Mas quando olhamos para o Mediterrâneo em termos de poder a imagem major é a da cultura imperial romana. O Mare Nostrum. Através dele, Cipião domina Cartago e Augusto assenhora-se do milenar Egipto.


A terceira grande vaga mediterrânica foi a expansão árabe que ganhou uma invejável pujança com a queda de Constantinopla.

Até ao séc. XVI esta mescla de culturas viveu em permanente confronto. Só que no seio desses confrontos, apareceu um Islão - derrotado no terreno europeu [pela “Reconquista”] – que acabaria por consolidar – até aos dias de hoje - a sua cultura e religião, desde a Turquia ao Magreb. Passamos a ter, então, Alexandria, Tripoli, Tunes, Argel, Tanger e não Cirene, Leptis Magna, Sabatra, Cartago, Tingis, …

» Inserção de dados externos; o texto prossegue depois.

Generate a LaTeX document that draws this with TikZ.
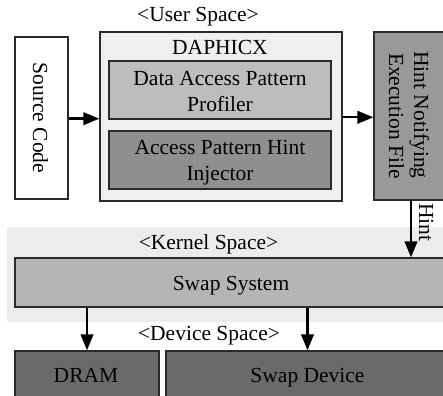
\documentclass[tikz,border=0pt]{standalone}
\usepackage{fontspec}
\setmainfont{Liberation Serif}
\usetikzlibrary{arrows.meta}
\definecolor{cbg}{HTML}{EFEFEF}
\definecolor{cband}{HTML}{ECECEC}
\definecolor{cprof}{HTML}{BDBDBD}
\definecolor{cinj}{HTML}{8F8F8F}
\definecolor{chint}{HTML}{999999}
\definecolor{cswap}{HTML}{B5B5B5}
\definecolor{cdev}{HTML}{6A6A6A}
\definecolor{cline}{HTML}{2A2A2A}
\tikzset{
  box/.style={draw=cline, line width=1.3pt, rectangle, inner sep=0pt},
  txt/.style={inner sep=0pt, font=\fontsize{21.5}{26}\selectfont, text=black},
  arr/.style={line width=2.4pt, -{Triangle[length=16pt,width=12.5pt]}},
}
\begin{document}
\begin{tikzpicture}[x=1pt,y=-1pt]
\useasboundingbox (0,0) rectangle (443,395);
\clip (0,0) rectangle (443,395);
% kernel band
\node[rectangle, fill=cband, inner sep=0pt, minimum width=448pt, minimum height=95pt] (band) at (231,274.5) {};
% boxes
\node[box, fill=white, minimum width=53pt, minimum height=162pt] (src) at (41.5,118) {};
\node[box, fill=cbg, minimum width=242pt, minimum height=169pt] (daph) at (221,116.5) {};
\node[box, fill=cprof, minimum width=222pt, minimum height=58pt] (prof) at (220,90) {};
\node[box, fill=cinj, minimum width=222pt, minimum height=58pt] (inj) at (220,160) {};
\node[box, fill=chint, minimum width=76pt, minimum height=168pt] (hintf) at (412,116) {};
\node[box, fill=cswap, minimum width=432pt, minimum height=49pt] (swap) at (231,282.5) {};
\node[box, fill=cdev, minimum width=144pt, minimum height=49pt] (dram) at (87,375.5) {};
\node[box, fill=cdev, minimum width=283pt, minimum height=49pt] (swapdev) at (307.5,375.5) {};
% texts
\node[txt, anchor=base] (tuser) at (198,22) {<User Space>};
\node[txt, anchor=base] (tdaph) at (220,55) {DAPHICX};
\node[txt, align=center] (tprof) at (220,91.4) {Data Access Pattern\\Profiler};
\node[txt, align=center] (tinj) at (220,163) {Access Pattern Hint\\Injector};
\node[txt, anchor=base, rotate=-90] (tsrc) at (33,118) {Source Code};
\node[txt, anchor=base, rotate=-90] (thint1) at (414,115) {Hint Notifying};
\node[txt, anchor=base, rotate=-90] (thint2) at (389,116) {Execution File};
\node[txt, anchor=base] (tkern) at (208.5,249) {<Kernel Space>};
\node[txt, anchor=base] (tswap) at (231,290) {Swap System};
\node[txt, anchor=base] (tdev) at (209,340) {<Device Space>};
\node[txt, anchor=base] (tdram) at (86,382) {DRAM};
\node[txt, anchor=base] (tswapdev) at (307.5,382) {Swap Device};
% arrows
\draw[arr] ([yshift=-0.7pt]src.east) -- ([yshift=-0.7pt]src.east -| daph.west);
\draw[arr] ([yshift=-0.8pt]daph.east) -- ([yshift=-0.8pt]daph.east -| hintf.west);
\draw[arr] ([xshift=-1pt]hintf.south) -- ([xshift=-1pt]hintf.south |- swap.north)
  node[txt, pos=0.38, anchor=base, rotate=-90, yshift=8pt] (thint) {Hint};
\draw[arr] (dram.north |- swap.south) -- (dram.north);
\draw[arr] (swapdev.north |- swap.south) -- (swapdev.north);
\end{tikzpicture}
\end{document}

O Mediterrâneo, com toda esta diversidade, sai da História, enquanto potência, com a II Guerra Mundial. O herdeiro deste passado tão glorioso pretende ser o Ocidente [judaico-cristão] que, pouco próximo [culturalmente] deste Mediterrâneo, de novo, volta-se para o Oriente, sem a grandeza de Alexandre, mas imbuído das ideias emanadas da Revolução Francesa e do poderio advindo da revolução industrial, tornam este espaço [civilizacional] uma “nova conquista”. O Mediterrâneo [europeu] foi um instrumento de denominação do Mundo que, a posterior inclusão do “Novo Continente” [a América], incentivaria a conflitualidade Norte-Sul, Oriente-Ocidente...


Esse larvar confronto entre a Europa Mediterrânica fechada na sua História, orgulhosa dos seus feitos, arrogante em relação ao futuro e o Oriente [próximo] inflexível na determinação, guerreiro, conquistador e submetido ao Islão será um dos [múltiplos] berços da Modernidade.

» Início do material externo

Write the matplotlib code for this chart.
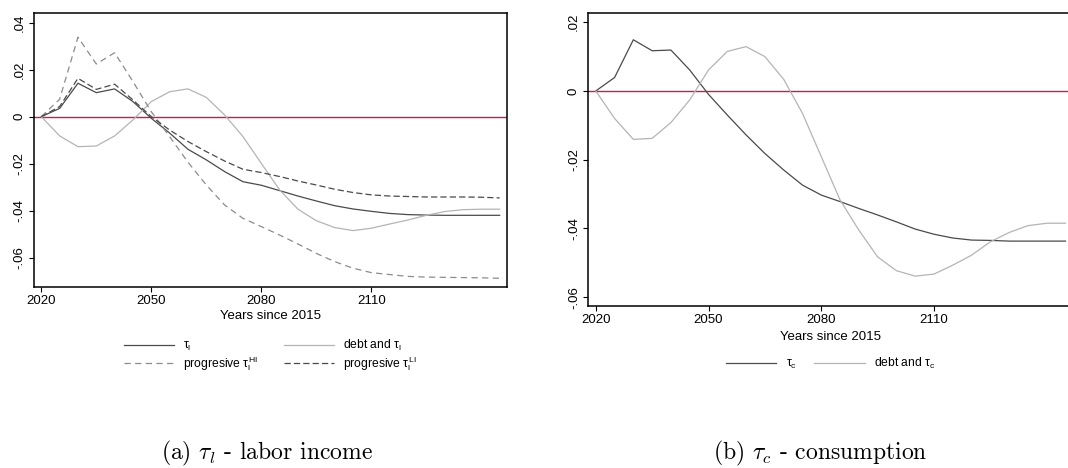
import matplotlib.pyplot as plt
from matplotlib.ticker import FixedLocator

plt.rcParams['font.family'] = ['Liberation Sans', 'DejaVu Sans']
plt.rcParams['mathtext.fontset'] = 'custom'
plt.rcParams['mathtext.rm'] = 'Liberation Sans'
plt.rcParams['mathtext.it'] = 'Liberation Sans'

years = list(range(2020, 2150, 5))

# labor income tax experiments
tau_l = [0.0, 0.0035, 0.0142, 0.0102, 0.0118, 0.0064, -0.0007, -0.0070, -0.0139, -0.0184,
         -0.0234, -0.0277, -0.0292, -0.0315, -0.0338, -0.0359, -0.0379, -0.0393, -0.0403,
         -0.0412, -0.0417, -0.0419, -0.0420, -0.0420, -0.0420, -0.0420]
debt_tau_l = [0.0, -0.0082, -0.0128, -0.0125, -0.0082, -0.0014, 0.0064, 0.0106, 0.0118, 0.0082,
              0.0007, -0.0085, -0.0199, -0.0312, -0.0394, -0.0443, -0.0472, -0.0485, -0.0475,
              -0.0457, -0.0440, -0.0420, -0.0404, -0.0396, -0.0394, -0.0394]
prog_hi = [0.0, 0.0074, 0.0338, 0.0224, 0.0272, 0.0149, 0.0021, -0.0085, -0.0194, -0.0291,
           -0.0376, -0.0433, -0.0468, -0.0504, -0.0542, -0.0582, -0.0617, -0.0645, -0.0664,
           -0.0672, -0.0680, -0.0683, -0.0684, -0.0685, -0.0686, -0.0688]
prog_li = [0.0, 0.0043, 0.0163, 0.0116, 0.0138, 0.0071, 0.0000, -0.0057, -0.0106, -0.0149,
           -0.0189, -0.0224, -0.0238, -0.0255, -0.0274, -0.0291, -0.0309, -0.0323, -0.0333,
           -0.0338, -0.0340, -0.0342, -0.0342, -0.0342, -0.0343, -0.0346]

# consumption tax experiments
tau_c = [0.0, 0.0039, 0.0149, 0.0117, 0.0119, 0.0061, -0.0010, -0.0070, -0.0128, -0.0182,
         -0.0230, -0.0274, -0.0303, -0.0322, -0.0342, -0.0361, -0.0381, -0.0402, -0.0417,
         -0.0428, -0.0434, -0.0435, -0.0437, -0.0437, -0.0437, -0.0437]
debt_tau_c = [0.0, -0.0080, -0.0141, -0.0138, -0.0092, -0.0026, 0.0061, 0.0115, 0.0129, 0.0100,
              0.0034, -0.0065, -0.0191, -0.0317, -0.0405, -0.0483, -0.0523, -0.0539, -0.0533,
              -0.0507, -0.0478, -0.0439, -0.0412, -0.0392, -0.0385, -0.0385]

xticks = [2020, 2050, 2080, 2110]
yticks_l = [0.04, 0.02, 0.0, -0.02, -0.04, -0.06]
ytick_labels_l = ['.04', '.02', '0', '-.02', '-.04', '-.06']
yticks_c = [0.02, 0.0, -0.02, -0.04, -0.06]
ytick_labels_c = ['.02', '0', '-.02', '-.04', '-.06']

DARK = '#4a4a4a'
LIGHT = '#b4b4b4'
MID = '#8c8c8c'
RED = '#d4174a'

fig = plt.figure(figsize=(10.68, 4.68), dpi=100)
ax1 = fig.add_axes([0.0318, 0.3868, 0.4429, 0.5854])
ax2 = fig.add_axes([0.5508, 0.3468, 0.4539, 0.6248])


def style_axes(ax, yticks, ylabels, ylim):
    ax.set_xlim(2018, 2147)
    ax.set_ylim(*ylim)
    ax.xaxis.set_major_locator(FixedLocator(xticks))
    ax.set_xticklabels([str(x) for x in xticks], fontsize=9.5)
    ax.yaxis.set_major_locator(FixedLocator(yticks))
    ax.set_yticklabels(ylabels, fontsize=9.5, rotation=90, va='center')
    ax.tick_params(direction='out', length=3.5, width=0.8, pad=2.5, colors='black')
    for s in ax.spines.values():
        s.set_linewidth(1.1)
    ax.axhline(0, color=RED, lw=1.0, zorder=1)
    ax.set_xlabel('Years since 2015', fontsize=9.5)
    ax.xaxis.set_label_coords(0.5, -0.085)


style_axes(ax1, yticks_l, ytick_labels_l, (-0.0725, 0.0441))
h1, = ax1.plot(years, tau_l, color=DARK, lw=0.9, label=r'$\tau_{\mathregular{l}}$')
h2, = ax1.plot(years, debt_tau_l, color=LIGHT, lw=0.9, label=r'debt and $\tau_{\mathregular{l}}$')
h3, = ax1.plot(years, prog_hi, color=MID, lw=0.9, dashes=(5, 3.5),
               label=r'progresive $\tau_{\mathregular{l}}^{\mathregular{HI}}$')
h4, = ax1.plot(years, prog_li, color=DARK, lw=0.9, dashes=(5, 2.5),
               label=r'progresive $\tau_{\mathregular{l}}^{\mathregular{LI}}$')
# legend fills column by column, so order handles to read row-wise
ax1.legend(handles=[h1, h3, h2, h4], loc='upper center', bbox_to_anchor=(0.5, -0.165),
           ncol=2, frameon=False, fontsize=8.7, handlelength=4.1, handletextpad=0.75,
           columnspacing=2.2, labelspacing=0.05, borderpad=0)

style_axes(ax2, yticks_c, ytick_labels_c, (-0.0625, 0.0226))
ax2.spines['right'].set_visible(False)
ax2.plot(years, tau_c, color=DARK, lw=0.9, label=r'$\tau_{\mathregular{c}}$')
ax2.plot(years, debt_tau_c, color=LIGHT, lw=0.9, label=r'debt and $\tau_{\mathregular{c}}$')
ax2.legend(loc='upper center', bbox_to_anchor=(0.5, -0.152), ncol=2, frameon=False,
           fontsize=8.7, handlelength=4.2, handletextpad=0.8, columnspacing=1.4,
           borderpad=0)

cap_kw = dict(fontsize=17, ha='center', va='center', family='cmr10', math_fontfamily='cm')
fig.text(267 / 1068, 1 - 453 / 468, r'(a) $\tau_l$ - labor income', **cap_kw)
fig.text(820 / 1068, 1 - 453 / 468, r'(b) $\tau_c$ - consumption', **cap_kw)

fig.savefig('out.png', dpi=100)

O trajecto contemporâneo das civilizações tendo acrescido a estes velhos problemas os novos paradigmas da revolução industrial e um modelo de domínio imperial [decalcado da Roma imperial], cujo motor histórico deixou de ser as conquistas, a honra e a glória para focar-se em modelos hegemónicos na política, na economia, no desenvolvimento e, até, nas crenças.

O virar de costas a este diversificado e sempre precário Mediterrâneo, nos meados do séc. XX, trouxe à ribalta - na bordadura mediterrânica africana - regimes déspotas e, acima de tudo, serventuários dos interesses do dito Ocidente. Deixamos à solta – porque convenientes - fantasmas humanitários e traumas religiosos, desde que se mantivessem silenciosos. Povoamos esse Mediterrâneo que previamente condenamos à penúria [identitária e cultural] com monstros [do tipo do furioso e irado Poseidon], empedernidos déspotas, aparentemente subjugados, travestidos de caducos califas ou de rídiculos faraós...

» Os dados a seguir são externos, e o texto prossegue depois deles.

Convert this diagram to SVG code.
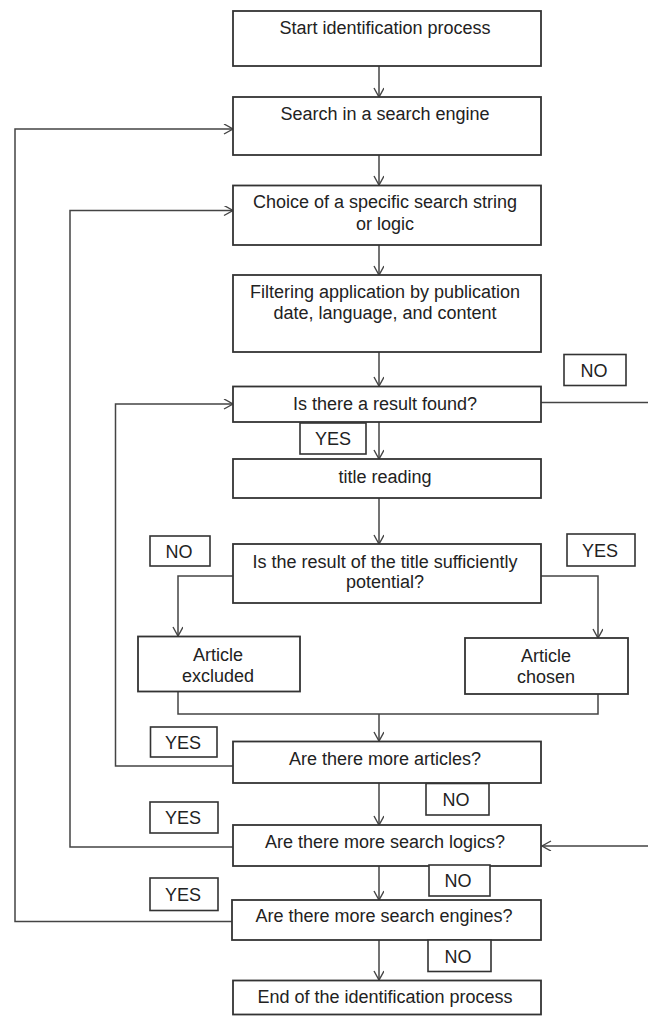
<svg xmlns="http://www.w3.org/2000/svg" width="648" height="1016" viewBox="0 0 648 1016">
<style>
.box{fill:#fff;stroke:#333;stroke-width:1.8}
.lbl{fill:#fff;stroke:#333;stroke-width:1.6}
.t{font-family:"Liberation Sans",Arial,sans-serif;font-size:18px;fill:#222;text-anchor:middle}
.c{fill:none;stroke:#444;stroke-width:1.5}
</style>
<defs>
<marker id="a" markerUnits="userSpaceOnUse" markerWidth="12" markerHeight="12" refX="10" refY="5" orient="auto">
<path d="M1,0 L10,5 L1,10" fill="none" stroke="#444" stroke-width="1.4"/>
</marker>
</defs>
<rect width="648" height="1016" fill="#fff"/>
<g id="connectors">
<path class="c" d="M379,66 V97" marker-end="url(#a)"/>
<path class="c" d="M379,155 V185" marker-end="url(#a)"/>
<path class="c" d="M379,245 V275" marker-end="url(#a)"/>
<path class="c" d="M379,352 V386" marker-end="url(#a)"/>
<path class="c" d="M379,422 V459" marker-end="url(#a)"/>
<path class="c" d="M379,498 V544" marker-end="url(#a)"/>
<path class="c" d="M233,576 H178 V636" marker-end="url(#a)"/>
<path class="c" d="M541,576 H598 V638" marker-end="url(#a)"/>
<path class="c" d="M178,692 V714 H598 V694"/>
<path class="c" d="M379,714 V741" marker-end="url(#a)"/>
<path class="c" d="M379,783 V825" marker-end="url(#a)"/>
<path class="c" d="M379,866 V900" marker-end="url(#a)"/>
<path class="c" d="M379,940 V980" marker-end="url(#a)"/>
<path class="c" d="M233,766 H115.5 V404 H233" marker-end="url(#a)"/>
<path class="c" d="M233,847 H70 V210.5 H233" marker-end="url(#a)"/>
<path class="c" d="M233,921.5 H15 V129 H233" marker-end="url(#a)"/>
<path class="c" d="M541,402.5 H652 V846 H542" marker-end="url(#a)"/>
</g>
<g id="start"><rect class="box" x="233" y="11" width="308" height="55"/><text class="t" x="385" y="34">Start identification process</text></g>
<g id="search"><rect class="box" x="233" y="97" width="308" height="58"/><text class="t" x="385" y="119.5">Search in a search engine</text></g>
<g id="choice"><rect class="box" x="233" y="185.5" width="308" height="59.5"/><text class="t" x="385" y="207.5">Choice of a specific search string</text><text class="t" x="385" y="229.5">or logic</text></g>
<g id="filter"><rect class="box" x="233" y="275" width="308" height="77"/><text class="t" x="385" y="298">Filtering application by publication</text><text class="t" x="385" y="319">date, language, and content</text></g>
<g id="result"><rect class="box" x="233" y="386.5" width="308" height="35.5"/><text class="t" x="385" y="410">Is there a result found?</text></g>
<g id="title"><rect class="box" x="233" y="459" width="308" height="39"/><text class="t" x="385" y="482.5">title reading</text></g>
<g id="potential"><rect class="box" x="233" y="544" width="308" height="59"/><text class="t" x="385" y="567.5">Is the result of the title sufficiently</text><text class="t" x="385" y="588">potential?</text></g>
<g id="excluded"><rect class="box" x="138" y="636.5" width="162" height="55"/><text class="t" x="218" y="660.5">Article</text><text class="t" x="218" y="681.5">excluded</text></g>
<g id="chosen"><rect class="box" x="465" y="638" width="163" height="56"/><text class="t" x="546" y="661.5">Article</text><text class="t" x="546" y="682.5">chosen</text></g>
<g id="articles"><rect class="box" x="233" y="741.5" width="308" height="41.5"/><text class="t" x="385" y="765">Are there more articles?</text></g>
<g id="logics"><rect class="box" x="233" y="825" width="308" height="41"/><text class="t" x="385" y="848">Are there more search logics?</text></g>
<g id="engines"><rect class="box" x="232" y="900" width="309" height="40"/><text class="t" x="384" y="921.5">Are there more search engines?</text></g>
<g id="end"><rect class="box" x="233" y="980.5" width="308" height="34"/><text class="t" x="385" y="1003">End of the identification process</text></g>
<g id="no1"><rect class="lbl" x="564" y="354.5" width="62" height="31"/><text class="t" x="594" y="376.5">NO</text></g>
<g id="yes1"><rect class="lbl" x="300" y="423" width="66" height="31"/><text class="t" x="333" y="445">YES</text></g>
<g id="no2"><rect class="lbl" x="150" y="536" width="60" height="30"/><text class="t" x="179" y="557.5">NO</text></g>
<g id="yes2"><rect class="lbl" x="567" y="534" width="68" height="32"/><text class="t" x="600" y="556.5">YES</text></g>
<g id="yes3"><rect class="lbl" x="150.5" y="727" width="66.5" height="30"/><text class="t" x="183" y="748.5">YES</text></g>
<g id="no3"><rect class="lbl" x="426" y="783.5" width="63" height="31.5"/><text class="t" x="456" y="806">NO</text></g>
<g id="yes4"><rect class="lbl" x="150" y="802" width="68" height="31"/><text class="t" x="183" y="824">YES</text></g>
<g id="no4"><rect class="lbl" x="429" y="865" width="61" height="31"/><text class="t" x="458" y="887">NO</text></g>
<g id="yes5"><rect class="lbl" x="150" y="878" width="68" height="32.5"/><text class="t" x="183" y="901">YES</text></g>
<g id="no5"><rect class="lbl" x="428" y="940" width="63" height="31.5"/><text class="t" x="458" y="962.5">NO</text></g>
</svg>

Será este iníquo caminho – em termos políticos e socioculturais - a causa remota das actuais insurreições, do insuportável ruído, nas “ruas” árabes. São viagens de outros Ulisses ao encontro de novas Ítacas. Uma nova Odisseia que deixou de ser um poema para ser um percurso sedicioso, conturbado e rebelde.

Mas a caminhada para qualquer Ítaca é, antes de tudo, uma experiência amarga, dolorosa, pejada de traições, tal como a História nos relata sobre Tróia. Não um destino risonho, fácil e rico [paradisíaco].


Esperemos que destes recentes confrontos entre a servidão e a libertação acabem por florir novos remanescentes civilizacionais que libertem os povos dos enganos, da nostalgia, da crendice, enfim, do subdesenvolvimento.

Aguardemos por uma lenta gestação de novos equilíbrios, de ousados desígnios, na busca do progresso, no encontro com a modernidade que apaguem o maléfico “status quo” concebido [pelo Ocidente] para a era pós-colonial…


Na verdade, perdemos a ancestral capacidade grega de utilizar a tragédia para exorcizarmos o trágico… Por isso, a “rua” árabe [ainda] permanece trágica e, simultaneamente, misteriosa, aos nossos olhos.

Mas temos consciência que qualquer nova Odisseia mediterrânica será sempre uma longa e difícil viagem.